Wir sind Teil des Problems
Die Buchbranche wird ihrem eigenen Anspruch nicht gerecht. Sie muss die Lebenswelt der Jüngeren ernst nehmen – anstatt sie abzuwerten, meint Verlegerin Marianne Rübelmann.
Die Buchbranche wird ihrem eigenen Anspruch nicht gerecht. Sie muss die Lebenswelt der Jüngeren ernst nehmen – anstatt sie abzuwerten, meint Verlegerin Marianne Rübelmann.
In der Buchbranche schmücken wir uns häufig damit, etwas für die Gesellschaft zu tun, Kultur zu fördern. Unsere Produkte unterliegen der Buchpreisbindung und gehören damit zu einem sehr kleinen Kreis von Erzeugnissen, denen ein besonderer gesellschaftlicher und nicht nur wirtschaftlicher Wert zugesprochen wird. Als Jugendbuchverlag sind wir uns der Verantwortung bewusst, die die Rolle als Geschichten- und Wissensvermittler mit sich bringt. Als Gesellschaft gelingt uns diese Vermittlung aber immer schlechter, wie die vielen Lesestudien zeigen. Woran liegt das?

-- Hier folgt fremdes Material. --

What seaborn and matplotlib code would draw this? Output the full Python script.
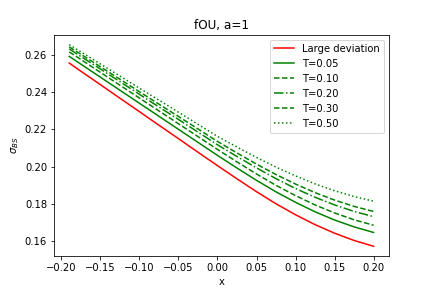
import numpy as np
import seaborn as sns
from matplotlib import pyplot as plt

x = [-0.19, -0.175, -0.15, -0.125, -0.10, -0.075, -0.05, -0.025, 0.00,
     0.025, 0.05, 0.075, 0.10, 0.125, 0.15, 0.175, 0.20]

large_dev = [0.2556, 0.2512, 0.2440, 0.2367, 0.2295, 0.2222, 0.2150, 0.2077, 0.2005,
             0.1934, 0.1865, 0.1800, 0.1741, 0.1688, 0.1642, 0.1603, 0.1572]
t005 = [0.2592, 0.2550, 0.2480, 0.2410, 0.2340, 0.2270, 0.2200, 0.2130, 0.2060,
        0.1992, 0.1926, 0.1864, 0.1808, 0.1757, 0.1713, 0.1676, 0.1646]
t010 = [0.2616, 0.2575, 0.2506, 0.2437, 0.2368, 0.2299, 0.2230, 0.2161, 0.2092,
        0.2025, 0.1960, 0.1899, 0.1844, 0.1794, 0.1751, 0.1714, 0.1685]
t020 = [0.2632, 0.2591, 0.2524, 0.2456, 0.2388, 0.2320, 0.2253, 0.2185, 0.2117,
        0.2054, 0.1993, 0.1935, 0.1882, 0.1835, 0.1794, 0.1759, 0.1731]
t030 = [0.2643, 0.2603, 0.2536, 0.2469, 0.2402, 0.2335, 0.2269, 0.2202, 0.2135,
        0.2073, 0.2013, 0.1957, 0.1906, 0.1860, 0.1820, 0.1786, 0.1759]
t050 = [0.2655, 0.2616, 0.2551, 0.2486, 0.2421, 0.2357, 0.2292, 0.2227, 0.2162,
        0.2105, 0.2049, 0.1997, 0.1950, 0.1907, 0.1870, 0.1839, 0.1814]

fig, ax = plt.subplots(figsize=(6, 4), dpi=72)

sns.lineplot(x=x, y=large_dev, ax=ax, color='r', label='Large deviation')
sns.lineplot(x=x, y=t005, ax=ax, color='g', linestyle='-', label='T=0.05')
sns.lineplot(x=x, y=t010, ax=ax, color='g', linestyle='--', label='T=0.10')
sns.lineplot(x=x, y=t020, ax=ax, color='g', linestyle='-.', label='T=0.20')
sns.lineplot(x=x, y=t030, ax=ax, color='g', linestyle='--', label='T=0.30')
sns.lineplot(x=x, y=t050, ax=ax, color='g', linestyle=':', label='T=0.50')

ax.set_title('fOU, a=1')
ax.set_xlabel('x')
ax.set_ylabel(r'$\sigma_{BS}$')
ax.legend(loc='upper right')

fig.savefig('out.png', dpi=72)
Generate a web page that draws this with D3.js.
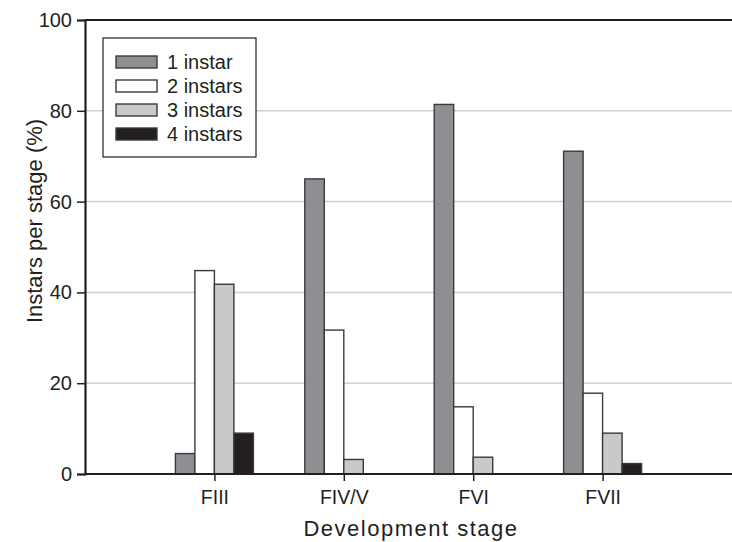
<!DOCTYPE html>
<html>
<head>
<meta charset="utf-8">
<script src="https://cdn.jsdelivr.net/npm/d3@7"></script>
<style>
  body { margin: 0; background: #fff; }
  svg { display: block; font-family: "Liberation Sans", Arial, Helvetica, sans-serif; }
</style>
</head>
<body>
<div class="wrapper"></div>
<script>
var width = 732,
    height = 542,
    margin = {top: 20, right: 0, bottom: 68, left: 85};

// data
var stages = ["FIII", "FIV/V", "FVI", "FVII"];
var seriesNames = ["1 instar", "2 instars", "3 instars", "4 instars"];
var oneInstar   = [4.5, 65.0, 81.4, 71.1];
var twoInstars  = [44.8, 31.7, 14.8, 17.8];
var threeInstars = [41.8, 3.2, 3.7, 9.0];
var fourInstars = [9.0, 0, 0, 2.3];
var yTicks = [0, 20, 40, 60, 80, 100];

var seriesValues = [oneInstar, twoInstars, threeInstars, fourInstars];
var fills = ["#8e8f93", "#ffffff", "#c8c9cb", "#231f20"];

var x = d3.scalePoint()
    .domain(stages)
    .range([margin.left, width - margin.right])
    .padding(1);

var y = d3.scaleLinear()
    .domain([0, 100])
    .range([height - margin.bottom, margin.top]);

var barW = 19.5;
var inner = d3.scaleBand()
    .domain(seriesNames)
    .range([-2 * barW, 2 * barW]);

var color = d3.scaleOrdinal().domain(seriesNames).range(fills);

var svg = d3.select(".wrapper").append("svg")
    .attr("width", width)
    .attr("height", height);

// gridlines
svg.append("g")
  .selectAll("line")
  .data(yTicks.filter(function(d) { return d > 0 && d < 100; }))
  .enter().append("line")
    .attr("x1", margin.left)
    .attr("x2", width)
    .attr("y1", function(d) { return y(d); })
    .attr("y2", function(d) { return y(d); })
    .attr("stroke", "#cfcfcf")
    .attr("stroke-width", 1.5);

// top frame line
svg.append("line")
    .attr("x1", margin.left).attr("x2", width)
    .attr("y1", y(100)).attr("y2", y(100))
    .attr("stroke", "#231f20").attr("stroke-width", 2.2);

// bars
var rows = [];
stages.forEach(function(s, i) {
  seriesNames.forEach(function(n, j) {
    rows.push({stage: s, series: n, value: seriesValues[j][i]});
  });
});

svg.append("g")
  .selectAll("rect")
  .data(rows.filter(function(d) { return d.value > 0; }))
  .enter().append("rect")
    .attr("x", function(d) { return x(d.stage) + inner(d.series); })
    .attr("y", function(d) { return y(d.value); })
    .attr("width", inner.bandwidth())
    .attr("height", function(d) { return y(0) - y(d.value); })
    .attr("fill", function(d) { return color(d.series); })
    .attr("stroke", "#3a3a3a")
    .attr("stroke-width", 1.4);

// y axis
var yAxis = svg.append("g")
    .attr("transform", "translate(" + margin.left + ",0)")
    .call(d3.axisLeft(y).tickValues(yTicks).tickSize(8).tickPadding(5));
yAxis.select(".domain").attr("stroke", "#231f20").attr("stroke-width", 2.2);
yAxis.selectAll(".tick line").attr("stroke", "#231f20").attr("stroke-width", 1.5);
yAxis.selectAll("text").attr("font-size", 20).attr("fill", "#231f20")
    .attr("font-family", "Liberation Sans, Arial, sans-serif");

// x axis
var xAxis = svg.append("g")
    .attr("transform", "translate(0," + y(0) + ")")
    .call(d3.axisBottom(x).tickSizeOuter(0).tickSize(7).tickPadding(9));
xAxis.select(".domain").attr("stroke", "#231f20").attr("stroke-width", 2.2)
    .attr("d", "M" + margin.left + ",0H" + width);
xAxis.selectAll(".tick line").attr("stroke", "#231f20").attr("stroke-width", 1.5);
xAxis.selectAll("text").attr("font-size", 19.5).attr("fill", "#231f20")
    .attr("font-family", "Liberation Sans, Arial, sans-serif");

// axis titles
svg.append("text")
    .attr("x", 411)
    .attr("y", 536)
    .attr("text-anchor", "middle")
    .attr("font-size", 22)
    .attr("letter-spacing", 1.5)
    .attr("fill", "#231f20")
    .text("Development stage");

svg.append("text")
    .attr("transform", "translate(42,221) rotate(-90)")
    .attr("text-anchor", "middle")
    .attr("font-size", 22)
    .attr("fill", "#231f20")
    .text("Instars per stage (%)");

// legend
var legend = svg.append("g").attr("transform", "translate(103,38)");
legend.append("rect")
    .attr("width", 153).attr("height", 119)
    .attr("fill", "#fff").attr("stroke", "#231f20").attr("stroke-width", 1.2);

var item = legend.selectAll(".item")
  .data(seriesNames)
  .enter().append("g")
    .attr("class", "item")
    .attr("transform", function(d, i) { return "translate(13," + (18 + i * 24) + ")"; });

item.append("rect")
    .attr("width", 41).attr("height", 12)
    .attr("fill", function(d) { return color(d); })
    .attr("stroke", "#3a3a3a").attr("stroke-width", 1.4);

item.append("text")
    .attr("x", 51)
    .attr("y", 13)
    .attr("font-size", 20)
    .attr("fill", "#231f20")
    .text(function(d) { return d; });
</script>
</body>
</html>
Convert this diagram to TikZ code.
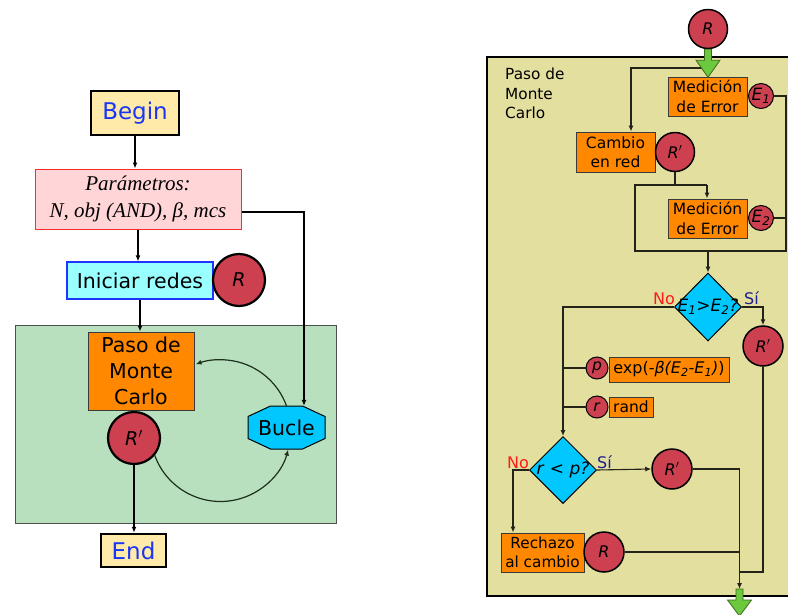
\documentclass[tikz,border=0pt]{standalone}
\usepackage{fontspec}
\setmainfont{DejaVu Sans}
\newfontfamily\paramfont{Liberation Serif}
\usetikzlibrary{shapes.geometric,arrows.meta,calc}

\definecolor{termfill}{HTML}{FFEAAA}
\definecolor{termblue}{HTML}{1A35F5}
\definecolor{parfill}{HTML}{FFD5D8}
\definecolor{parline}{HTML}{FF2A2A}
\definecolor{initfill}{HTML}{99FFFF}
\definecolor{initline}{HTML}{1F35FF}
\definecolor{netred}{HTML}{CC404F}
\definecolor{loopgreen}{HTML}{B8E0BF}
\definecolor{loopline}{HTML}{4A504A}
\definecolor{looparc}{HTML}{1C301C}
\definecolor{procorange}{HTML}{FF8800}
\definecolor{procline}{HTML}{3A3A3A}
\definecolor{hexblue}{HTML}{00C8FF}
\definecolor{khaki}{HTML}{E3DF9F}
\definecolor{flowline}{HTML}{23231A}
\definecolor{fatgreen}{HTML}{6CC83C}
\definecolor{fatline}{HTML}{3C6A1E}
\definecolor{noRed}{HTML}{FF1A1A}
\definecolor{siNavy}{HTML}{1E1E8C}

\newcommand{\sz}[2]{\fontsize{#1}{#2}\selectfont}
\newcommand{\Rpr}{\textit{R}$'$}
\newcommand{\Esub}[1]{\textit{E}\textsubscript{\textit{#1}}}

\begin{document}
\begin{tikzpicture}[x=1pt,y=-1pt,
  >={Latex[length=6pt,width=5pt]},
  conn/.style={draw=black,line width=1.2pt},
  arcconn/.style={draw=looparc,line width=1.2pt},
  flow/.style={draw=flowline,line width=1.1pt},
  termbox/.style={draw=black,line width=2.5pt,fill=termfill,text=termblue,
    font=\sz{23}{27},inner sep=0pt},
  procbox/.style={draw=procline,line width=1pt,fill=procorange,inner sep=0pt,
    align=center},
  netL/.style={circle,draw=black,line width=2.2pt,fill=netred,inner sep=0pt,
    minimum size=52pt,font=\sz{19}{22}},
  netR/.style={circle,draw=black,line width=1.5pt,fill=netred,inner sep=0pt,
    minimum size=39pt,font=\sz{16}{18}},
  netS/.style={circle,draw=black,line width=1pt,fill=netred,inner sep=0pt,
    minimum size=25pt,font=\sz{17}{18}},
  netXS/.style={circle,draw=black,line width=1pt,fill=netred,inner sep=0pt,
    minimum size=22pt,font=\sz{15.5}{17}},
  decision/.style={diamond,draw=black,line width=1pt,fill=hexblue,inner sep=0pt,
    minimum width=67pt,minimum height=68pt},
  fatarrow/.style={draw=fatline,line width=0.8pt,fill=fatgreen},
  nolabel/.style={text=noRed,font=\sz{16}{18}},
  silabel/.style={text=siNavy,font=\sz{16}{18}},
]
\useasboundingbox (0,0) rectangle (788,614);

% ---------------- overview flow ----------------
\node[termbox,minimum width=88pt,minimum height=44pt] (begin) at (135,113) {Begin};
\node[draw=parline,line width=1pt,fill=parfill,minimum width=206pt,minimum height=60pt,
  inner sep=0pt,align=center,font=\sz{21}{27}\paramfont\itshape] (param) at (138,199)
  {Parámetros:\\N, obj (AND), β, mcs};
\node[draw=initline,line width=1.2pt,fill=initfill,minimum width=146pt,minimum height=37pt,
  inner sep=0pt,font=\sz{20.5}{24}] (init) at (140,280.5) {Iniciar redes};
\node[netL] (rL) at (239,280) {\textit{R}};

\draw[draw=loopline,line width=1pt,fill=loopgreen] (15,325) rectangle (336,523);

\node[procbox,minimum width=106pt,minimum height=78pt,font=\sz{20.5}{26}] (paso) at (141,371)
  {Paso de\\Monte\\Carlo};
\node[netL] (rpL) at (134,438) {\Rpr};

% hexagonal loop marker
\coordinate (bc) at (286.5,427.5);
\draw[draw=black,line width=1pt,fill=hexblue]
  ($(bc)+(-16,-21.5)$) -- ($(bc)+(16,-21.5)$) -- ($(bc)+(38.5,-11)$) --
  ($(bc)+(38.5,11)$) -- ($(bc)+(16,21.5)$) -- ($(bc)+(-16,21.5)$) --
  ($(bc)+(-38.5,11)$) -- ($(bc)+(-38.5,-11)$) -- cycle;
\node[minimum width=77pt,minimum height=43pt,inner sep=0pt,font=\sz{20.5}{24}] (bucle) at (bc) {Bucle};

\node[termbox,minimum width=65pt,minimum height=33pt] (endn) at (133.5,550.5) {End};

\draw[conn,->] (begin.south) -- (begin.south |- param.north);
\draw[conn,->] (param.south) -- (param.south |- init.north);
\draw[conn,->] (init.south) -- (init.south |- paso.north);
\coordinate (pout) at ($(param.east)+(0,13)$);
\coordinate (bin) at ($(bucle.north)+(17.5,0)$);
\draw[conn,->] (pout) -| (bin);
\draw[arcconn,->] (bucle.north) arc[start angle=-20,end angle=-111,radius=70];
\draw[arcconn,->] (rpL.-40) arc[start angle=-200,end angle=-345,radius=70];
\draw[conn,->] (rpL.south) -- (rpL.south |- endn.north);

% ---------------- Monte Carlo step ----------------
\draw[draw=black,line width=1.3pt,fill=khaki] (487,57) rectangle (800,596);
\node[anchor=north west,align=left,inner sep=0pt,font=\sz{15.3}{19.5}] (steptitle) at (505,68)
  {Paso de\\Monte\\Carlo};

\node[netR] (rtop) at (708,29) {\textit{R}};
\node[procbox,minimum width=79pt,minimum height=39pt,font=\sz{15.5}{19.5}] (med1) at (707.5,96.5)
  {Medición\\de Error};
\node[netS] (e1) at (761,96) {\Esub{1}};
\node[procbox,minimum width=79pt,minimum height=40pt,font=\sz{15.5}{19.5}] (cambio) at (615.5,152)
  {Cambio\\en red};
\node[netR] (rp1) at (675,152) {\Rpr};
\node[procbox,minimum width=79pt,minimum height=39pt,font=\sz{15.5}{19.5}] (med2) at (707.5,218.5)
  {Medición\\de Error};
\node[netS] (e2) at (761,218) {\Esub{2}};

% branch into the network change
\coordinate (tsplit) at (708,68);
\coordinate (tleft) at (631,68);
\draw[flow,->] (tsplit) -- (tleft) -- (tleft |- cambio.north);

% error bracket around the second measurement
\coordinate (brTR) at (786,96);
\coordinate (brBR) at (786,251);
\coordinate (brBL) at (635,251);
\coordinate (brTL) at (635,185);
\coordinate (brTM) at (707,185);
\coordinate (brOut) at (708,251);
\draw[flow] (e1.east) -- (brTR) -- (brBR) -- (brBL) -- (brTL) -- (brTM);
\draw[flow,->] (brTM) -- (brTM |- med2.north);
\draw[flow] (rp1.south) -- (rp1.south |- brTL);
\draw[flow] (e2.east) -- (e2.east -| brTR);

% input arrow
\draw[fatarrow] (rtop.south) ++(-3.5,0) -- ++(0,11) -- ++(-8.5,0) -- ++(12,17)
  -- ++(12,-17) -- ++(-8.5,0) -- ++(0,-11) -- cycle;

% first decision
\node[decision] (d1) at (708,307) {};
\node[font=\sz{17}{18},inner sep=0pt] (d1t) at (d1.center) {\Esub{1}\textit{>}\Esub{2}\textit{?}};
\node[nolabel,anchor=base east,inner sep=0pt] (d1no) at ($(d1.west)+(1,-3)$) {No};
\node[silabel,anchor=base west,inner sep=0pt] (d1si) at ($(d1.east)+(2,-3)$) {Sí};
\draw[flow,->] (brOut) -- (d1.north);

\node[netR,minimum size=40pt] (rp2) at (763,346) {\Rpr};
\coordinate (d1r) at (763,307);
\draw[flow,->] (d1.east) -- (d1r) -- (rp2.north);

% acceptance probability
\node[netXS] (pc) at (597,368) {\textit{p}};
\node[procbox,minimum width=120pt,minimum height=25pt,font=\sz{16}{18}] (expb) at (669,369.5)
  {exp(-\textit{β(E}\textsubscript{\textit{2}}\textit{-E}\textsubscript{\textit{1}}\textit{)})};
\node[netXS] (rc) at (597,407) {\textit{r}};
\node[procbox,minimum width=44pt,minimum height=20pt,font=\sz{15.5}{18}] (randb) at (631,407)
  {rand};

% second decision
\node[decision,minimum height=67pt] (d2) at (563,470) {};
\node[font=\sz{17}{18},inner sep=0pt] (d2t) at (d2.center) {\textit{r} \textit{<} \textit{p?}};
\node[nolabel,anchor=base east,inner sep=0pt] (d2no) at ($(d2.west)+(0,-2)$) {No};
\node[silabel,anchor=base west,inner sep=0pt] (d2si) at ($(d2.east)+(0,-2)$) {Sí};

\coordinate (d1l) at (563,307);
\draw[flow,->] (d1.west) -- (d1l) -- (d2.north);
\draw[flow] (pc.west -| d1l) -- (pc.west);
\draw[flow] (rc.west -| d1l) -- (rc.west);

\node[netR,minimum size=40pt] (rp3) at (672,469) {\Rpr};
\draw[flow,->] (d2.east) -- (rp3.west);

\node[procbox,minimum width=83pt,minimum height=39pt,font=\sz{15.3}{19.5}] (rech) at (542.5,552.5)
  {Rechazo\\al cambio};
\node[netR,minimum size=40pt] (rR) at (604,552) {\textit{R}};
\coordinate (d2l) at (513,470);
\draw[flow,->] (d2.west) -- (d2l) -- (d2l |- rech.north);

% collecting the three outcomes
\coordinate (jtop) at (739.5,469);
\coordinate (jbot) at (739.5,589);
\coordinate (jr) at (763,572);
\draw[flow] (rp3.east) -- (jtop);
\draw[flow,->] (jtop) -- (jbot);
\draw[flow] (rR.east) -- (rR.east -| jtop);
\draw[flow] (rp2.south) -- (jr) -- (jr -| jtop);

% output arrow
\draw[fatarrow] (jbot) ++(-3.5,0) -- ++(0,11) -- ++(-8.5,0) -- ++(12,16)
  -- ++(12,-16) -- ++(-8.5,0) -- ++(0,-11) -- cycle;
\end{tikzpicture}
\end{document}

Die lebensweltliche Verankerung von Geschichten und Darreichungsformen kann nicht genug betont werden. Anstatt uns in Kulturpessimismen und Untergangsrhetorik zu verlieren, müssen wir uns bewusst machen, in welcher Hinsicht wir selbst Teil des Problems sind. Mantras à la »Böse Techkonzerne, böses TikTok, YouTube, Fortnite« helfen hier herzlich wenig. Vielmehr sollten alle Branchenteilnehmer genauer hinsehen, welche Faszination von diesen Angeboten ausgeht und welche positiven Effekte sie auch auf die Lesemotivation haben könnten. Es muss die Frage erlaubt sein: Wie werden wir als Buchbranche Teil eines Fortschrittsprozesses bei der Rezeption von Inhalten – anstatt uns immer und immer wieder auf denselben »Rückbesinnungskurs« zu begeben, der uns doch gerade genau dorthin gebracht hat, wo wir jetzt sind: in die Rat- und Machtlosigkeit einer Generation gegenüber, die sich eben nicht mehr bedingungslos für geschriebene Inhalte interessiert? Es muss das oberste Ziel sein, die Lebenswelt ebenjener Generation ernst zu nehmen, aufzugreifen und sich in ihr zu bewegen, anstatt sie als »Zeitgeist«, »Populärkultur« oder durch andere Zuschreibungen abzuwerten.